Alyce Gilroy, 93, was driving alone down the I-75 near Clarkston, Michigan, when her car broke down. Belatedly, she remembered she had given her cellphone to her 2-year-old great granddaughter to play with and forgot to retrieve it from her. “I’m just here by myself and I don’t know how to handle this. I just started praying,” Gilroy said.
Dozens of cars passed her by, but eventually an African-American man pulled over and approached her cautiously. “He said, ‘I’m not here to hurt you. I’m here to help you,'” Gilroy recalled. After looking over the car, the man determined that the wheel cover on her car had come undone and he pried it off with a crowbar. With Gilroy able to drive once more, he escorted her down the road for a mile to ensure she would be able to make it safely to a mechanic. By the time she waved goodbye, Gilroy said, she realized she hadn’t gotten his name or number. So she sent a letter describing the encounter to the Oakland Press in the hope that it might reach her anonymous benefactor.

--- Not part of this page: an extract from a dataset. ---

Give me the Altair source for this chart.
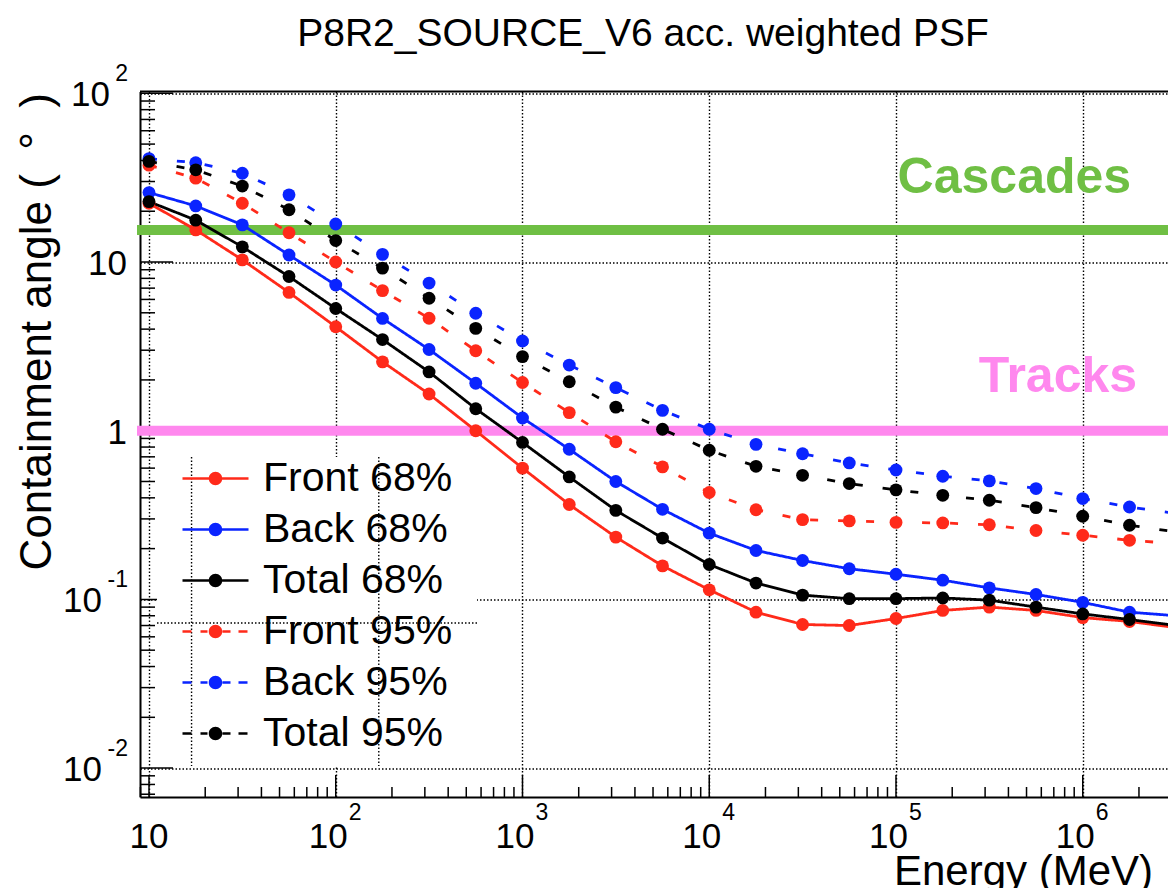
import altair as alt
import pandas as pd

# ---------------- data ----------------
energy_mev = [10, 17.8, 31.6, 56.2, 100, 178, 316, 562, 1000, 1780, 3160, 5620,
              1e4, 1.78e4, 3.16e4, 5.62e4, 1e5, 1.78e5, 3.16e5, 5.62e5, 1e6, 1.78e6, 3.16e6]

front_68 = [22.3, 15.5, 10.3, 6.6, 4.13, 2.56, 1.65, 1.0, 0.60, 0.365, 0.234, 0.158,
            0.114, 0.084, 0.071, 0.070, 0.077, 0.086, 0.090, 0.086, 0.078, 0.074, 0.068]
back_68 = [25.8, 21.5, 16.6, 11.0, 7.3, 4.63, 3.03, 1.91, 1.19, 0.776, 0.50, 0.342,
           0.247, 0.195, 0.170, 0.152, 0.141, 0.130, 0.117, 0.107, 0.096, 0.084, 0.080]
total_68 = [22.8, 17.7, 12.3, 8.2, 5.3, 3.47, 2.23, 1.35, 0.852, 0.532, 0.337, 0.231,
            0.161, 0.125, 0.106, 0.101, 0.101, 0.102, 0.099, 0.090, 0.082, 0.076, 0.070]
front_95 = [37.5, 31.4, 22.3, 14.9, 10.0, 6.77, 4.64, 2.98, 1.93, 1.28, 0.86, 0.61,
            0.43, 0.34, 0.297, 0.292, 0.286, 0.284, 0.277, 0.256, 0.240, 0.224, 0.214]
back_95 = [41.0, 38.8, 33.6, 25.0, 16.8, 11.1, 7.5, 4.97, 3.4, 2.45, 1.80, 1.32,
           1.02, 0.83, 0.73, 0.644, 0.585, 0.537, 0.504, 0.454, 0.396, 0.353, 0.323]
total_95 = [39.5, 35.2, 28.2, 20.4, 13.4, 9.2, 6.1, 4.04, 2.75, 1.95, 1.38, 1.02,
            0.766, 0.615, 0.544, 0.486, 0.446, 0.414, 0.387, 0.350, 0.311, 0.275, 0.251]

series_names = ["Front 68%", "Back 68%", "Total 68%", "Front 95%", "Back 95%", "Total 95%"]
series_values = [front_68, back_68, total_68, front_95, back_95, total_95]

cascades_level = [15.5]
tracks_level = [1.0]
annot_text = ["Cascades", "Tracks"]
annot_x = [1.02e5, 2.77e5]
annot_y = [25.6, 1.69]

title_text = ["P8R2_SOURCE_V6 acc. weighted PSF"]
ytitle_text = ["Containment angle (\u00a0\u00a0°\u00a0\u00a0)"]
xtitle_text = ["Energy (MeV)"]

x_major = [10, 100, 1000, 1e4, 1e5, 1e6]
x_plain_vals, x_plain_text = [10], ["10"]
x_exp_vals = [100, 1000, 1e4, 1e5, 1e6]
x_exp_text = ["2", "3", "4", "5", "6"]
y_major = [0.01, 0.1, 1, 10, 100]
y_plain_vals, y_plain_text = [1, 10], ["1", "10"]
y_pos_vals, y_pos_exp = [100], ["2"]
y_neg_vals, y_neg_exp = [0.01, 0.1], ["-2", "-1"]

# ---------------- styles ----------------
RED, BLUE, BLACK = "#ff2a1a", "#0a24ff", "#000000"
GREEN, PINK = "#6fbf44", "#ff88ee"
FONT = "Liberation Sans"
series_colors = [RED, BLUE, BLACK, RED, BLUE, BLACK]
DASH = [8, 20]
series_dashes = [[1, 0], [1, 0], [1, 0], DASH, DASH, DASH]

XMIN, XMAX = 8.95, 2.861e6
YMIN, YMAX = 0.00674, 102.5
W, H = 1028, 705.5

x_minor = [m * 10.0 ** e for e in range(0, 7) for m in range(2, 10) if XMIN <= m * 10.0 ** e <= XMAX]
y_minor = [m * 10.0 ** e for e in range(-3, 2) for m in range(2, 10) if YMIN <= m * 10.0 ** e <= YMAX]

xs = alt.Scale(type="log", domain=[XMIN, XMAX], nice=False)
ys = alt.Scale(type="log", domain=[YMIN, YMAX], nice=False)
cscale = alt.Scale(domain=series_names, range=series_colors)

xaxis = alt.Axis(values=x_major, grid=True, gridDash=[1.5, 2], gridColor="black", gridOpacity=1,
                 gridWidth=1.4, ticks=False, labels=False, domain=True, domainColor="black",
                 domainWidth=2, title=None)
yaxis = alt.Axis(values=y_major, grid=True, gridDash=[1.5, 2], gridColor="black", gridOpacity=1,
                 gridWidth=1.4, ticks=False, labels=False, domain=True, domainColor="black",
                 domainWidth=2, title=None)


def X(field):
    return alt.X(field, scale=xs, axis=xaxis)


def Y(field):
    return alt.Y(field, scale=ys, axis=yaxis)


# legend symbols: line + marker (solid) or dashes + marker
R = 0.3375
circ = f"M{R},0A{R},{R} 0 1,1 -{R},0A{R},{R} 0 1,1 {R},0Z"
solid_sym = "M-1.65,-0.0625H1.65V0.0625H-1.65Z " + circ
dash_sym = ("M-1.65,-0.0625H-1.2V0.0625H-1.65Z M-0.75,-0.0625H-0.4V0.0625H-0.75Z "
            "M0.35,-0.0625H0.75V0.0625H0.35Z M1.15,-0.0625H1.6V0.0625H1.15Z " + circ)
shape_paths = [solid_sym, solid_sym, solid_sym, dash_sym, dash_sym, dash_sym]

rows = []
for name, vals in zip(series_names, series_values):
    for e, v in zip(energy_mev, vals):
        rows.append({"series": name, "energy": e, "angle": v})
df = pd.DataFrame(rows)

# ---------------- layers ----------------
lines = alt.Chart(df).mark_line(strokeWidth=2.8).encode(
    x=X("energy:Q"), y=Y("angle:Q"),
    color=alt.Color("series:N", scale=cscale, legend=None),
    strokeDash=alt.StrokeDash("series:N", scale=alt.Scale(domain=series_names, range=series_dashes), legend=None),
    detail="series:N",
)
points = alt.Chart(df).mark_point(filled=True, size=165, opacity=1, shape="circle").encode(
    x=X("energy:Q"), y=Y("angle:Q"),
    color=alt.Color("series:N", scale=cscale, legend=None),
)
leg = alt.Legend(orient="none", legendX=55, legendY=366.5, title=None, labelFont=FONT,
                 labelFontSize=41, labelColor="black", labelOffset=27, rowPadding=9,
                 symbolSize=1600, symbolStrokeWidth=0, padding=0, labelLimit=500,
                 symbolOpacity=1, zindex=5)
legend_layer = alt.Chart(df).mark_point(filled=True, size=1600, opacity=0).encode(
    x=X("energy:Q"), y=Y("angle:Q"),
    fill=alt.Fill("series:N", scale=cscale, legend=leg),
    shape=alt.Shape("series:N", scale=alt.Scale(domain=series_names, range=shape_paths), legend=leg),
)


def vdf(vals, **extra):
    d = {"v": vals}
    d.update(extra)
    return pd.DataFrame(d)


ytick_major = alt.Chart(vdf(y_major)).mark_rule(color="black", strokeWidth=1.5).encode(
    y=Y("v:Q"), x=alt.value(0), x2=alt.value(33))
ytick_minor = alt.Chart(vdf(y_minor)).mark_rule(color="black", strokeWidth=1.5).encode(
    y=Y("v:Q"), x=alt.value(0), x2=alt.value(15))
xtick_major = alt.Chart(vdf(x_major)).mark_rule(color="black", strokeWidth=1.5).encode(
    x=X("v:Q"), y=alt.value(H), y2=alt.value(H - 22))
xtick_minor = alt.Chart(vdf(x_minor)).mark_rule(color="black", strokeWidth=1.5).encode(
    x=X("v:Q"), y=alt.value(H), y2=alt.value(H - 10))
top_frame = alt.Chart(vdf([0])).mark_rule(color="black", strokeWidth=2).encode(
    y=alt.value(0), x=alt.value(0), x2=alt.value(W))

legend_box = alt.Chart(vdf([0])).mark_rect(color="white").encode(
    x=alt.value(17), x2=alt.value(337), y=alt.value(365.5), y2=alt.value(674.5))
box_vlines = alt.Chart(vdf([16.9, 170])).mark_rule(color="black", strokeWidth=1.4, strokeDash=[1.5, 2]).encode(
    x=X("v:Q"), y=alt.value(365.5), y2=alt.value(674.5))
box_hline = alt.Chart(vdf([0.0724])).mark_rule(color="black", strokeWidth=1.4, strokeDash=[1.5, 2]).encode(
    y=Y("v:Q"), x=alt.value(17), x2=alt.value(337))

casc_rule = alt.Chart(vdf(cascades_level)).mark_rule(color=GREEN, strokeWidth=10).encode(
    y=Y("v:Q"), x=alt.value(-3), x2=alt.value(W))
track_rule = alt.Chart(vdf(tracks_level)).mark_rule(color=PINK, strokeWidth=10).encode(
    y=Y("v:Q"), x=alt.value(-3), x2=alt.value(W))

annot_df = pd.DataFrame({"t": annot_text, "x": annot_x, "y": annot_y, "c": [GREEN, PINK]})
annots = alt.Chart(annot_df).mark_text(font=FONT, fontSize=50, fontWeight="bold", align="left",
                                       baseline="alphabetic").encode(
    x=X("x:Q"), y=Y("y:Q"), text="t:N", color=alt.Color("c:N", scale=None))

# tick labels
xl_plain = alt.Chart(vdf(x_plain_vals, t=x_plain_text)).mark_text(
    font=FONT, fontSize=35, align="center", baseline="alphabetic").encode(
    x=X("v:Q"), y=alt.value(H + 51), text="t:N")
xl_base = alt.Chart(vdf(x_exp_vals, t=["10"] * len(x_exp_vals))).mark_text(
    font=FONT, fontSize=35, align="right", baseline="alphabetic", dx=12).encode(
    x=X("v:Q"), y=alt.value(H + 51), text="t:N")
xl_exp = alt.Chart(vdf(x_exp_vals, t=x_exp_text)).mark_text(
    font=FONT, fontSize=23, align="left", baseline="alphabetic", dx=13).encode(
    x=X("v:Q"), y=alt.value(H + 23), text="t:N")

yl_plain = alt.Chart(vdf(y_plain_vals, t=y_plain_text)).mark_text(
    font=FONT, fontSize=35, align="right", baseline="alphabetic", dy=13).encode(
    y=Y("v:Q"), x=alt.value(-13), text="t:N")
yl_pos_base = alt.Chart(vdf(y_pos_vals, t=["10"])).mark_text(
    font=FONT, fontSize=35, align="right", baseline="alphabetic", dy=13).encode(
    y=Y("v:Q"), x=alt.value(-30), text="t:N")
yl_neg_base = alt.Chart(vdf(y_neg_vals, t=["10"] * len(y_neg_vals))).mark_text(
    font=FONT, fontSize=35, align="right", baseline="alphabetic", dy=13).encode(
    y=Y("v:Q"), x=alt.value(-38), text="t:N")
yl_exp = alt.Chart(vdf(y_pos_vals + y_neg_vals, t=y_pos_exp + y_neg_exp)).mark_text(
    font=FONT, fontSize=23, align="right", baseline="alphabetic", dy=-12).encode(
    y=Y("v:Q"), x=alt.value(-12), text="t:N")

title = alt.Chart(pd.DataFrame({"t": title_text})).mark_text(
    font=FONT, fontSize=39, align="center", baseline="alphabetic").encode(
    x=alt.value(503), y=alt.value(-45.5), text="t:N")
ytitle = alt.Chart(pd.DataFrame({"t": ytitle_text})).mark_text(
    font=FONT, fontSize=44, align="right", baseline="alphabetic", angle=270).encode(
    x=alt.value(-89), y=alt.value(1.5), text="t:N")
xtitle = alt.Chart(pd.DataFrame({"t": xtitle_text})).mark_text(
    font=FONT, fontSize=42, align="right", baseline="alphabetic").encode(
    x=alt.value(1013), y=alt.value(793), text="t:N")

chart = alt.layer(
    legend_layer,
    ytick_major, ytick_minor, xtick_major, xtick_minor, top_frame,
    legend_box, box_vlines, box_hline,
    casc_rule, track_rule,
    lines, points,
    annots, xl_plain, xl_base, xl_exp, yl_plain, yl_pos_base, yl_neg_base, yl_exp,
    title, ytitle, xtitle,
).properties(
    width=W, height=H,
    autosize=alt.AutoSizeParams(type="none"),
    padding={"left": 132, "top": 83.5, "right": 0, "bottom": 100},
    background="white",
).configure_view(stroke=None)

chart.save("out.html", embed_options={"renderer": "svg", "actions": False})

In her letter, Gilroy explained that at first she didn’t understand why the man felt the need to reassure her that he wasn’t a threat. “Then I remembered reading about the young black men being shot by police and the violence that happened in Dallas,” Gilroy wrote. “Is that why he felt the need to tell me that he was here to help? I smiled at him and said, ‘You look like an angel dropped from heaven to me!’ When I said that, he hugged me.”
Gilroy said that the man’s kindness, and his caution, have stuck with her. “I think it’s so unfair. We’re all created equally. There’s no difference. None,” said Gilroy. “I just want him to know how much it meant to me that he was so kind and so thoughtful.” If the Good Samaritan does manage to contact her, Gilroy added, she intends to reward him with “a tray of [her] much sought-after chocolate chip cookies.”